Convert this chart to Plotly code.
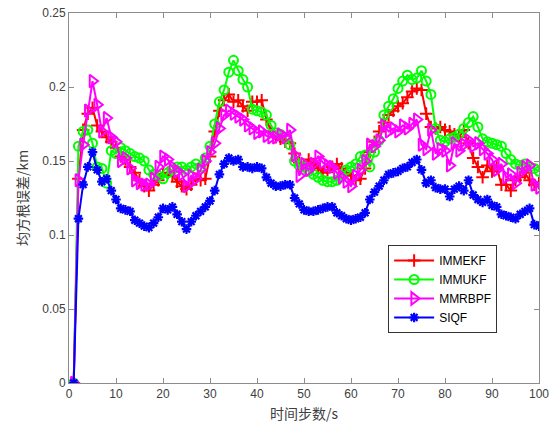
import plotly.graph_objects as go

steps = list(range(1, 101))

immekf = [0, 0.138, 0.171, 0.182, 0.186, 0.174, 0.170, 0.166, 0.163, 0.159,
          0.153, 0.151, 0.146, 0.142, 0.137, 0.133, 0.130, 0.134, 0.137, 0.141,
          0.142, 0.140, 0.136, 0.133, 0.131, 0.134, 0.138, 0.137, 0.138, 0.153,
          0.170, 0.184, 0.191, 0.195, 0.190, 0.191, 0.187, 0.184, 0.190, 0.190,
          0.191, 0.178, 0.170, 0.166, 0.165, 0.163, 0.162, 0.155, 0.149, 0.147,
          0.151, 0.148, 0.145, 0.142, 0.144, 0.146, 0.148, 0.145, 0.142, 0.140,
          0.137, 0.138, 0.145, 0.156, 0.163, 0.170, 0.176, 0.181, 0.184, 0.187,
          0.189, 0.193, 0.197, 0.199, 0.198, 0.182, 0.173, 0.172, 0.173, 0.171,
          0.170, 0.168, 0.166, 0.171, 0.162, 0.152, 0.146, 0.139, 0.147, 0.143,
          0.146, 0.134, 0.134, 0.130, 0.137, 0.139, 0.142, 0.137, 0.134, 0.135]

immukf = [0, 0.160, 0.170, 0.171, 0.162, 0.146, 0.145, 0.135, 0.157, 0.155,
          0.159, 0.157, 0.155, 0.153, 0.152, 0.150, 0.144, 0.141, 0.140, 0.138,
          0.142, 0.144, 0.146, 0.146, 0.144, 0.146, 0.148, 0.146, 0.152, 0.160,
          0.175, 0.190, 0.198, 0.210, 0.218, 0.211, 0.205, 0.200, 0.185, 0.184,
          0.183, 0.181, 0.174, 0.169, 0.168, 0.166, 0.161, 0.150, 0.147, 0.146,
          0.143, 0.141, 0.139, 0.137, 0.136, 0.136, 0.137, 0.140, 0.144, 0.146,
          0.148, 0.153, 0.154, 0.146, 0.156, 0.164, 0.181, 0.187, 0.192, 0.199,
          0.204, 0.208, 0.205, 0.206, 0.211, 0.204, 0.195, 0.172, 0.164, 0.163,
          0.165, 0.166, 0.168, 0.172, 0.176, 0.180, 0.173, 0.165, 0.163, 0.162,
          0.161, 0.160, 0.155, 0.151, 0.148, 0.147, 0.148, 0.146, 0.145, 0.143]

mmrbpf = [0, 0.137, 0.161, 0.184, 0.204, 0.188, 0.170, 0.179, 0.166, 0.163,
          0.150, 0.152, 0.145, 0.137, 0.135, 0.134, 0.134, 0.138, 0.146, 0.153,
          0.151, 0.146, 0.143, 0.141, 0.133, 0.140, 0.138, 0.144, 0.150, 0.156,
          0.162, 0.172, 0.181, 0.184, 0.182, 0.180, 0.178, 0.174, 0.172, 0.169,
          0.170, 0.167, 0.166, 0.166, 0.168, 0.166, 0.171, 0.154, 0.140, 0.148,
          0.144, 0.148, 0.153, 0.149, 0.147, 0.146, 0.142, 0.139, 0.136, 0.133,
          0.140, 0.144, 0.150, 0.161, 0.160, 0.164, 0.174, 0.170, 0.172, 0.170,
          0.174, 0.172, 0.175, 0.178, 0.161, 0.158, 0.171, 0.155, 0.158, 0.157,
          0.147, 0.162, 0.157, 0.161, 0.164, 0.160, 0.162, 0.158, 0.155, 0.151,
          0.144, 0.148, 0.139, 0.141, 0.135, 0.142, 0.146, 0.147, 0.134, 0.132]

siqf = [0, 0.111, 0.134, 0.146, 0.156, 0.144, 0.136, 0.138, 0.130, 0.124,
        0.118, 0.117, 0.116, 0.110, 0.108, 0.106, 0.105, 0.108, 0.112, 0.118,
        0.117, 0.119, 0.114, 0.109, 0.104, 0.109, 0.113, 0.116, 0.119, 0.123,
        0.130, 0.141, 0.148, 0.152, 0.150, 0.151, 0.146, 0.146, 0.145, 0.146,
        0.145, 0.139, 0.135, 0.133, 0.133, 0.134, 0.134, 0.125, 0.121, 0.117,
        0.116, 0.116, 0.117, 0.118, 0.119, 0.119, 0.115, 0.113, 0.111, 0.110,
        0.111, 0.112, 0.115, 0.124, 0.129, 0.133, 0.137, 0.141, 0.142, 0.143,
        0.145, 0.146, 0.149, 0.151, 0.144, 0.135, 0.137, 0.132, 0.131, 0.131,
        0.126, 0.131, 0.133, 0.130, 0.137, 0.127, 0.124, 0.122, 0.124, 0.120,
        0.119, 0.114, 0.113, 0.112, 0.111, 0.114, 0.116, 0.118, 0.107, 0.106]

x_ticks = [0, 10, 20, 30, 40, 50, 60, 70, 80, 90, 100]
y_ticks = [0, 0.05, 0.1, 0.15, 0.2, 0.25]
y_tick_text = ["0", "0.05", "0.1", "0.15", "0.2", "0.25"]

series = [
    ("IMMEKF", immekf, "#ff0000", "cross-thin-open", 9, 2),
    ("IMMUKF", immukf, "#00ff00", "circle-open", 9, 2),
    ("MMRBPF", mmrbpf, "#ff00ff", "triangle-right-open", 11, 2),
    ("SIQF", siqf, "#0000ff", "asterisk-open", 8, 2.2),
]

fig = go.Figure()
for name, vals, color, sym, size, mlw in series:
    fig.add_trace(go.Scatter(
        x=steps, y=vals, name=name, mode="lines+markers",
        line=dict(color=color, width=2),
        marker=dict(symbol=sym, size=size, color=color,
                    line=dict(color=color, width=mlw)),
    ))

axis_common = dict(
    showline=True, linecolor="#8c8c8c", linewidth=1, mirror="ticks",
    ticks="inside", ticklen=5, tickcolor="#8c8c8c", showgrid=False, zeroline=False,
    automargin=False,
    tickfont=dict(family="Liberation Sans, Arial, sans-serif", size=12, color="#404040"),
)

fig.update_layout(
    width=555, height=433,
    margin=dict(l=69, r=16, t=13, b=50, autoexpand=False),
    paper_bgcolor="white", plot_bgcolor="white",
    xaxis=dict(range=[0, 100], tickvals=x_ticks,
               title=dict(text="时间步数/s", standoff=8,
                          font=dict(family="Noto Sans CJK SC", size=14, color="#404040")),
               **axis_common),
    yaxis=dict(range=[0, 0.25], tickvals=y_ticks, ticktext=y_tick_text,
               title=dict(text="均方根误差/km", standoff=10,
                          font=dict(family="Noto Sans CJK SC", size=14, color="#404040")),
               **axis_common),
    legend=dict(x=0.679, y=0.373, xanchor="left", yanchor="top",
                bgcolor="white", bordercolor="#333333", borderwidth=1,
                font=dict(family="Liberation Sans, Arial, sans-serif", size=12, color="#000000"),
                tracegroupgap=0, itemwidth=40),
    showlegend=True,
)

fig.write_html("out.html")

▶ [Given problem]: Please transcribe the material above exactly as written. Leave the pictures out.

▶ [Response]:
Convert this chart to Plotly code.
import plotly.graph_objects as go

steps = list(range(1, 101))

immekf = [0, 0.138, 0.171, 0.182, 0.186, 0.174, 0.170, 0.166, 0.163, 0.159,
          0.153, 0.151, 0.146, 0.142, 0.137, 0.133, 0.130, 0.134, 0.137, 0.141,
          0.142, 0.140, 0.136, 0.133, 0.131, 0.134, 0.138, 0.137, 0.138, 0.153,
          0.170, 0.184, 0.191, 0.195, 0.190, 0.191, 0.187, 0.184, 0.190, 0.190,
          0.191, 0.178, 0.170, 0.166, 0.165, 0.163, 0.162, 0.155, 0.149, 0.147,
          0.151, 0.148, 0.145, 0.142, 0.144, 0.146, 0.148, 0.145, 0.142, 0.140,
          0.137, 0.138, 0.145, 0.156, 0.163, 0.170, 0.176, 0.181, 0.184, 0.187,
          0.189, 0.193, 0.197, 0.199, 0.198, 0.182, 0.173, 0.172, 0.173, 0.171,
          0.170, 0.168, 0.166, 0.171, 0.162, 0.152, 0.146, 0.139, 0.147, 0.143,
          0.146, 0.134, 0.134, 0.130, 0.137, 0.139, 0.142, 0.137, 0.134, 0.135]

immukf = [0, 0.160, 0.170, 0.171, 0.162, 0.146, 0.145, 0.135, 0.157, 0.155,
          0.159, 0.157, 0.155, 0.153, 0.152, 0.150, 0.144, 0.141, 0.140, 0.138,
          0.142, 0.144, 0.146, 0.146, 0.144, 0.146, 0.148, 0.146, 0.152, 0.160,
          0.175, 0.190, 0.198, 0.210, 0.218, 0.211, 0.205, 0.200, 0.185, 0.184,
          0.183, 0.181, 0.174, 0.169, 0.168, 0.166, 0.161, 0.150, 0.147, 0.146,
          0.143, 0.141, 0.139, 0.137, 0.136, 0.136, 0.137, 0.140, 0.144, 0.146,
          0.148, 0.153, 0.154, 0.146, 0.156, 0.164, 0.181, 0.187, 0.192, 0.199,
          0.204, 0.208, 0.205, 0.206, 0.211, 0.204, 0.195, 0.172, 0.164, 0.163,
          0.165, 0.166, 0.168, 0.172, 0.176, 0.180, 0.173, 0.165, 0.163, 0.162,
          0.161, 0.160, 0.155, 0.151, 0.148, 0.147, 0.148, 0.146, 0.145, 0.143]

mmrbpf = [0, 0.137, 0.161, 0.184, 0.204, 0.188, 0.170, 0.179, 0.166, 0.163,
          0.150, 0.152, 0.145, 0.137, 0.135, 0.134, 0.134, 0.138, 0.146, 0.153,
          0.151, 0.146, 0.143, 0.141, 0.133, 0.140, 0.138, 0.144, 0.150, 0.156,
          0.162, 0.172, 0.181, 0.184, 0.182, 0.180, 0.178, 0.174, 0.172, 0.169,
          0.170, 0.167, 0.166, 0.166, 0.168, 0.166, 0.171, 0.154, 0.140, 0.148,
          0.144, 0.148, 0.153, 0.149, 0.147, 0.146, 0.142, 0.139, 0.136, 0.133,
          0.140, 0.144, 0.150, 0.161, 0.160, 0.164, 0.174, 0.170, 0.172, 0.170,
          0.174, 0.172, 0.175, 0.178, 0.161, 0.158, 0.171, 0.155, 0.158, 0.157,
          0.147, 0.162, 0.157, 0.161, 0.164, 0.160, 0.162, 0.158, 0.155, 0.151,
          0.144, 0.148, 0.139, 0.141, 0.135, 0.142, 0.146, 0.147, 0.134, 0.132]

siqf = [0, 0.111, 0.134, 0.146, 0.156, 0.144, 0.136, 0.138, 0.130, 0.124,
        0.118, 0.117, 0.116, 0.110, 0.108, 0.106, 0.105, 0.108, 0.112, 0.118,
        0.117, 0.119, 0.114, 0.109, 0.104, 0.109, 0.113, 0.116, 0.119, 0.123,
        0.130, 0.141, 0.148, 0.152, 0.150, 0.151, 0.146, 0.146, 0.145, 0.146,
        0.145, 0.139, 0.135, 0.133, 0.133, 0.134, 0.134, 0.125, 0.121, 0.117,
        0.116, 0.116, 0.117, 0.118, 0.119, 0.119, 0.115, 0.113, 0.111, 0.110,
        0.111, 0.112, 0.115, 0.124, 0.129, 0.133, 0.137, 0.141, 0.142, 0.143,
        0.145, 0.146, 0.149, 0.151, 0.144, 0.135, 0.137, 0.132, 0.131, 0.131,
        0.126, 0.131, 0.133, 0.130, 0.137, 0.127, 0.124, 0.122, 0.124, 0.120,
        0.119, 0.114, 0.113, 0.112, 0.111, 0.114, 0.116, 0.118, 0.107, 0.106]

x_ticks = [0, 10, 20, 30, 40, 50, 60, 70, 80, 90, 100]
y_ticks = [0, 0.05, 0.1, 0.15, 0.2, 0.25]
y_tick_text = ["0", "0.05", "0.1", "0.15", "0.2", "0.25"]

series = [
    ("IMMEKF", immekf, "#ff0000", "cross-thin-open", 9, 2),
    ("IMMUKF", immukf, "#00ff00", "circle-open", 9, 2),
    ("MMRBPF", mmrbpf, "#ff00ff", "triangle-right-open", 11, 2),
    ("SIQF", siqf, "#0000ff", "asterisk-open", 8, 2.2),
]

fig = go.Figure()
for name, vals, color, sym, size, mlw in series:
    fig.add_trace(go.Scatter(
        x=steps, y=vals, name=name, mode="lines+markers",
        line=dict(color=color, width=2),
        marker=dict(symbol=sym, size=size, color=color,
                    line=dict(color=color, width=mlw)),
    ))

axis_common = dict(
    showline=True, linecolor="#8c8c8c", linewidth=1, mirror="ticks",
    ticks="inside", ticklen=5, tickcolor="#8c8c8c", showgrid=False, zeroline=False,
    automargin=False,
    tickfont=dict(family="Liberation Sans, Arial, sans-serif", size=12, color="#404040"),
)

fig.update_layout(
    width=555, height=433,
    margin=dict(l=69, r=16, t=13, b=50, autoexpand=False),
    paper_bgcolor="white", plot_bgcolor="white",
    xaxis=dict(range=[0, 100], tickvals=x_ticks,
               title=dict(text="时间步数/s", standoff=8,
                          font=dict(family="Noto Sans CJK SC", size=14, color="#404040")),
               **axis_common),
    yaxis=dict(range=[0, 0.25], tickvals=y_ticks, ticktext=y_tick_text,
               title=dict(text="均方根误差/km", standoff=10,
                          font=dict(family="Noto Sans CJK SC", size=14, color="#404040")),
               **axis_common),
    legend=dict(x=0.679, y=0.373, xanchor="left", yanchor="top",
                bgcolor="white", bordercolor="#333333", borderwidth=1,
                font=dict(family="Liberation Sans, Arial, sans-serif", size=12, color="#000000"),
                tracegroupgap=0, itemwidth=40),
    showlegend=True,
)

fig.write_html("out.html")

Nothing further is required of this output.